EXERCISE -> Gather up all lines that carry the word "size".

-- begin DATA EXTRACT --

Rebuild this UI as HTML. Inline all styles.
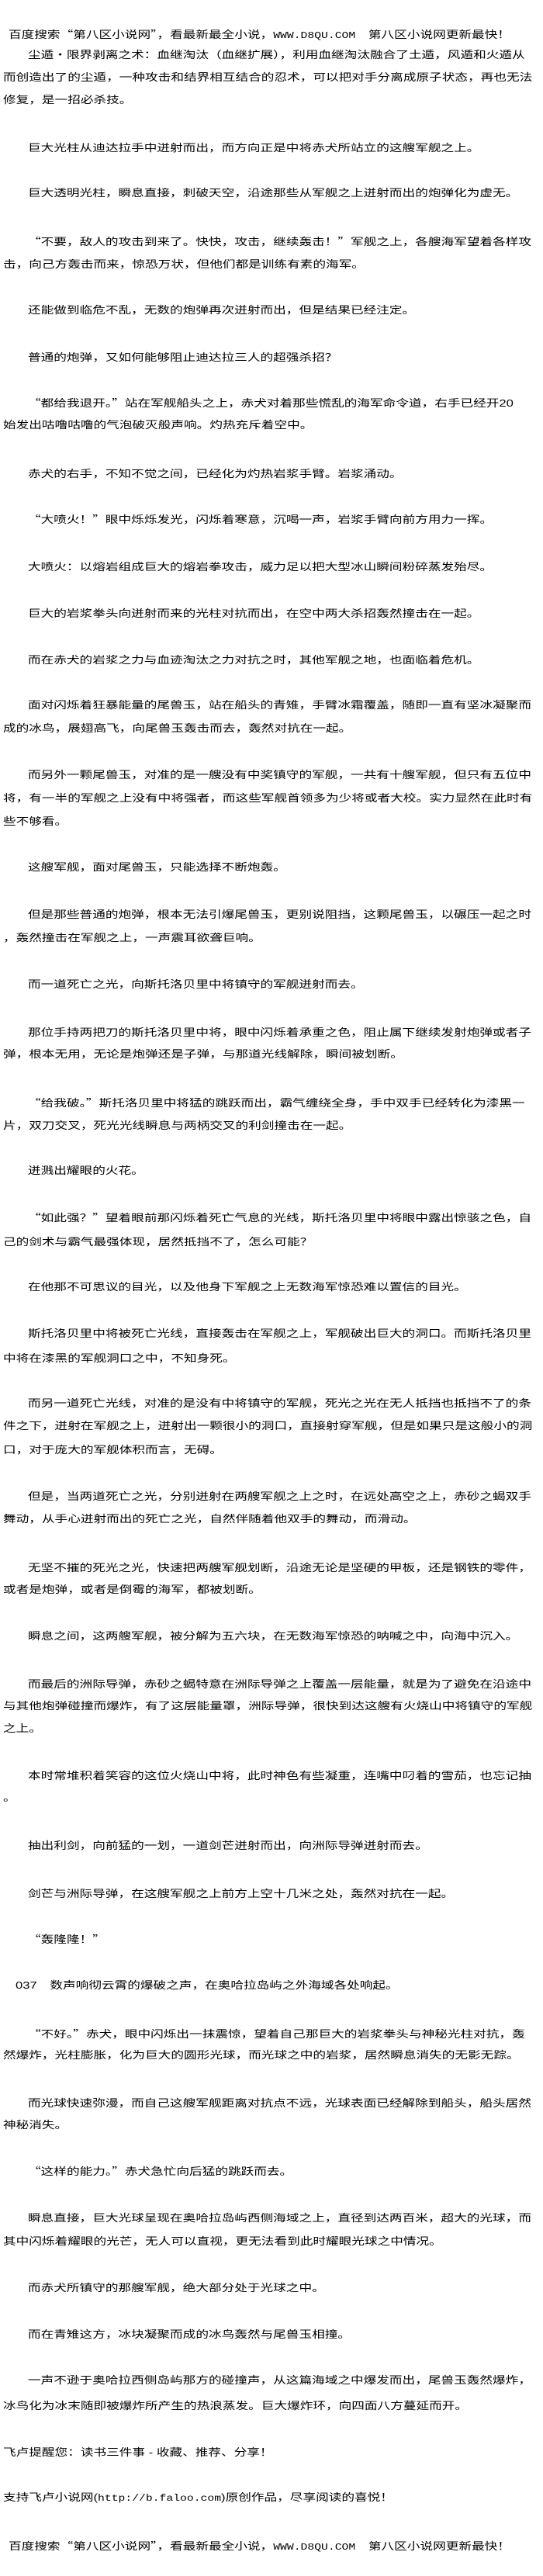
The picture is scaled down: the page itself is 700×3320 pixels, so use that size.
<!DOCTYPE html>
<html><head><meta charset="utf-8">
<style>
html,body{margin:0;padding:0;background:#fff;}
body{width:700px;height:3320px;position:relative;overflow:hidden;}
.l{position:absolute;height:29px;line-height:29px;margin-top:-14.5px;font-size:13px;color:#000;
font-family:"Liberation Sans","Noto Sans CJK SC","WenQuanYi Zen Hei",sans-serif;
transform:scaleX(1.28);transform-origin:0 50%;white-space:nowrap;}
.q{font-family:"Noto Sans CJK SC","WenQuanYi Zen Hei",sans-serif;}
.m{font-family:"Liberation Mono",monospace;font-size:11.5px;}
</style></head><body>
<div class="l" style="top:43px;left:11px">百度搜索<span class="q">“</span>第八区小说网<span class="q">”</span>，看最新最全小说，<span class="m">WWW.D8QU.COM</span>　第八区小说网更新最快！</div>
<div class="l" style="top:70px;left:36px">尘遁・限界剥离之术：血继淘汰（血继扩展），利用血继淘汰融合了土遁，风遁和火遁从</div>
<div class="l" style="top:99px;left:4px">而创造出了的尘遁，一种攻击和结界相互结合的忍术，可以把对手分离成原子状态，再也无法</div>
<div class="l" style="top:128px;left:4px">修复，是一招必杀技。</div>
<div class="l" style="top:190px;left:36px">巨大光柱从迪达拉手中迸射而出，而方向正是中将赤犬所站立的这艘军舰之上。</div>
<div class="l" style="top:248px;left:36px">巨大透明光柱，瞬息直接，刺破天空，沿途那些从军舰之上迸射而出的炮弹化为虚无。</div>
<div class="l" style="top:310px;left:36px"><span class="q">“</span>不要，敌人的攻击到来了。快快，攻击，继续轰击！<span class="q">”</span>军舰之上，各艘海军望着各样攻</div>
<div class="l" style="top:340px;left:4px">击，向己方轰击而来，惊恐万状，但他们都是训练有素的海军。</div>
<div class="l" style="top:399px;left:36px">还能做到临危不乱，无数的炮弹再次迸射而出，但是结果已经注定。</div>
<div class="l" style="top:460px;left:36px">普通的炮弹，又如何能够阻止迪达拉三人的超强杀招？</div>
<div class="l" style="top:518px;left:36px"><span class="q">“</span>都给我退开。<span class="q">”</span>站在军舰船头之上，赤犬对着那些慌乱的海军命令道，右手已经开20</div>
<div class="l" style="top:547px;left:4px">始发出咕噜咕噜的气泡破灭般声响。灼热充斥着空中。</div>
<div class="l" style="top:610px;left:36px">赤犬的右手，不知不觉之间，已经化为灼热岩浆手臂。岩浆涌动。</div>
<div class="l" style="top:668px;left:36px"><span class="q">“</span>大喷火！<span class="q">”</span>眼中烁烁发光，闪烁着寒意，沉喝一声，岩浆手臂向前方用力一挥。</div>
<div class="l" style="top:730px;left:36px">大喷火：以熔岩组成巨大的熔岩拳攻击，威力足以把大型冰山瞬间粉碎蒸发殆尽。</div>
<div class="l" style="top:790px;left:36px">巨大的岩浆拳头向迸射而来的光柱对抗而出，在空中两大杀招轰然撞击在一起。</div>
<div class="l" style="top:850px;left:36px">而在赤犬的岩浆之力与血迹淘汰之力对抗之时，其他军舰之地，也面临着危机。</div>
<div class="l" style="top:908px;left:36px">面对闪烁着狂暴能量的尾兽玉，站在船头的青雉，手臂冰霜覆盖，随即一直有坚冰凝聚而</div>
<div class="l" style="top:938px;left:4px">成的冰鸟，展翅高飞，向尾兽玉轰击而去，轰然对抗在一起。</div>
<div class="l" style="top:998px;left:36px">而另外一颗尾兽玉，对准的是一艘没有中奖镇守的军舰，一共有十艘军舰，但只有五位中</div>
<div class="l" style="top:1028px;left:4px">将，有一半的军舰之上没有中将强者，而这些军舰首领多为少将或者大校。实力显然在此时有</div>
<div class="l" style="top:1058px;left:4px">些不够看。</div>
<div class="l" style="top:1117px;left:36px">这艘军舰，面对尾兽玉，只能选择不断炮轰。</div>
<div class="l" style="top:1178px;left:36px">但是那些普通的炮弹，根本无法引爆尾兽玉，更别说阻挡，这颗尾兽玉，以碾压一起之时</div>
<div class="l" style="top:1208px;left:4px">，轰然撞击在军舰之上，一声震耳欲聋巨响。</div>
<div class="l" style="top:1268px;left:36px">而一道死亡之光，向斯托洛贝里中将镇守的军舰迸射而去。</div>
<div class="l" style="top:1330px;left:36px">那位手持两把刀的斯托洛贝里中将，眼中闪烁着承重之色，阻止属下继续发射炮弹或者子</div>
<div class="l" style="top:1358px;left:4px">弹，根本无用，无论是炮弹还是子弹，与那道光线解除，瞬间被划断。</div>
<div class="l" style="top:1420px;left:36px"><span class="q">“</span>给我破。<span class="q">”</span>斯托洛贝里中将猛的跳跃而出，霸气缠绕全身，手中双手已经转化为漆黑一</div>
<div class="l" style="top:1450px;left:4px">片，双刀交叉，死光光线瞬息与两柄交叉的利剑撞击在一起。</div>
<div class="l" style="top:1508px;left:36px">迸溅出耀眼的火花。</div>
<div class="l" style="top:1568px;left:36px"><span class="q">“</span>如此强？<span class="q">”</span>望着眼前那闪烁着死亡气息的光线，斯托洛贝里中将眼中露出惊骇之色，自</div>
<div class="l" style="top:1600px;left:4px">己的剑术与霸气最强体现，居然抵挡不了，怎么可能？</div>
<div class="l" style="top:1658px;left:36px">在他那不可思议的目光，以及他身下军舰之上无数海军惊恐难以置信的目光。</div>
<div class="l" style="top:1718px;left:36px">斯托洛贝里中将被死亡光线，直接轰击在军舰之上，军舰破出巨大的洞口。而斯托洛贝里</div>
<div class="l" style="top:1750px;left:4px">中将在漆黑的军舰洞口之中，不知身死。</div>
<div class="l" style="top:1808px;left:36px">而另一道死亡光线，对准的是没有中将镇守的军舰，死光之光在无人抵挡也抵挡不了的条</div>
<div class="l" style="top:1837px;left:4px">件之下，迸射在军舰之上，迸射出一颗很小的洞口，直接射穿军舰，但是如果只是这般小的洞</div>
<div class="l" style="top:1868px;left:4px">口，对于庞大的军舰体积而言，无碍。</div>
<div class="l" style="top:1928px;left:36px">但是，当两道死亡之光，分别迸射在两艘军舰之上之时，在远处高空之上，赤砂之蝎双手</div>
<div class="l" style="top:1957px;left:4px">舞动，从手心迸射而出的死亡之光，自然伴随着他双手的舞动，而滑动。</div>
<div class="l" style="top:2020px;left:36px">无坚不摧的死光之光，快速把两艘军舰划断，沿途无论是坚硬的甲板，还是钢铁的零件，</div>
<div class="l" style="top:2048px;left:4px">或者是炮弹，或者是倒霉的海军，都被划断。</div>
<div class="l" style="top:2108px;left:36px">瞬息之间，这两艘军舰，被分解为五六块，在无数海军惊恐的呐喊之中，向海中沉入。</div>
<div class="l" style="top:2170px;left:36px">而最后的洲际导弹，赤砂之蝎特意在洲际导弹之上覆盖一层能量，就是为了避免在沿途中</div>
<div class="l" style="top:2198px;left:4px">与其他炮弹碰撞而爆炸，有了这层能量罩，洲际导弹，很快到达这艘有火烧山中将镇守的军舰</div>
<div class="l" style="top:2227px;left:4px">之上。</div>
<div class="l" style="top:2288px;left:36px">本时常堆积着笑容的这位火烧山中将，此时神色有些凝重，连嘴中叼着的雪茄，也忘记抽</div>
<div class="l" style="top:2316px;left:4px">。</div>
<div class="l" style="top:2378px;left:36px">抽出利剑，向前猛的一划，一道剑芒迸射而出，向洲际导弹迸射而去。</div>
<div class="l" style="top:2440px;left:36px">剑芒与洲际导弹，在这艘军舰之上前方上空十几米之处，轰然对抗在一起。</div>
<div class="l" style="top:2498px;left:36px"><span class="q">“</span>轰隆隆！<span class="q">”</span></div>
<div class="l" style="top:2558px;left:20px">037　数声响彻云霄的爆破之声，在奥哈拉岛屿之外海域各处响起。</div>
<div class="l" style="top:2620px;left:36px"><span class="q">“</span>不好。<span class="q">”</span>赤犬，眼中闪烁出一抹震惊，望着自己那巨大的岩浆拳头与神秘光柱对抗，轰</div>
<div class="l" style="top:2648px;left:4px">然爆炸，光柱膨胀，化为巨大的圆形光球，而光球之中的岩浆，居然瞬息消失的无影无踪。</div>
<div class="l" style="top:2710px;left:36px">而光球快速弥漫，而自己这艘军舰距离对抗点不远，光球表面已经解除到船头，船头居然</div>
<div class="l" style="top:2738px;left:4px">神秘消失。</div>
<div class="l" style="top:2797px;left:36px"><span class="q">“</span>这样的能力。<span class="q">”</span>赤犬急忙向后猛的跳跃而去。</div>
<div class="l" style="top:2858px;left:36px">瞬息直接，巨大光球呈现在奥哈拉岛屿西侧海域之上，直径到达两百米，超大的光球，而</div>
<div class="l" style="top:2888px;left:4px">其中闪烁着耀眼的光芒，无人可以直视，更无法看到此时耀眼光球之中情况。</div>
<div class="l" style="top:2948px;left:36px">而赤犬所镇守的那艘军舰，绝大部分处于光球之中。</div>
<div class="l" style="top:3008px;left:36px">而在青雉这方，冰块凝聚而成的冰鸟轰然与尾兽玉相撞。</div>
<div class="l" style="top:3067px;left:36px">一声不逊于奥哈拉西侧岛屿那方的碰撞声，从这篇海域之中爆发而出，尾兽玉轰然爆炸，</div>
<div class="l" style="top:3100px;left:4px">冰鸟化为冰末随即被爆炸所产生的热浪蒸发。巨大爆炸环，向四面八方蔓延而开。</div>
<div class="l" style="top:3160px;left:4px">飞卢提醒您：读书三件事 - 收藏、推荐、分享！</div>
<div class="l" style="top:3218px;left:4px">支持飞卢小说网(<span class="m">http://b.faloo.com</span>)原创作品，尽享阅读的喜悦！</div>
<div class="l" style="top:3280px;left:11px">百度搜索<span class="q">“</span>第八区小说网<span class="q">”</span>，看最新最全小说，<span class="m">WWW.D8QU.COM</span>　第八区小说网更新最快！</div>
</body></html>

-- end DATA EXTRACT --

RESPONSE BELOW ->
The picture is scaled down: the page itself is 700×3320 pixels, so use that size.
.l{position:absolute;height:29px;line-height:29px;margin-top:-14.5px;font-size:13px;color:#000;
.m{font-family:"Liberation Mono",monospace;font-size:11.5px;}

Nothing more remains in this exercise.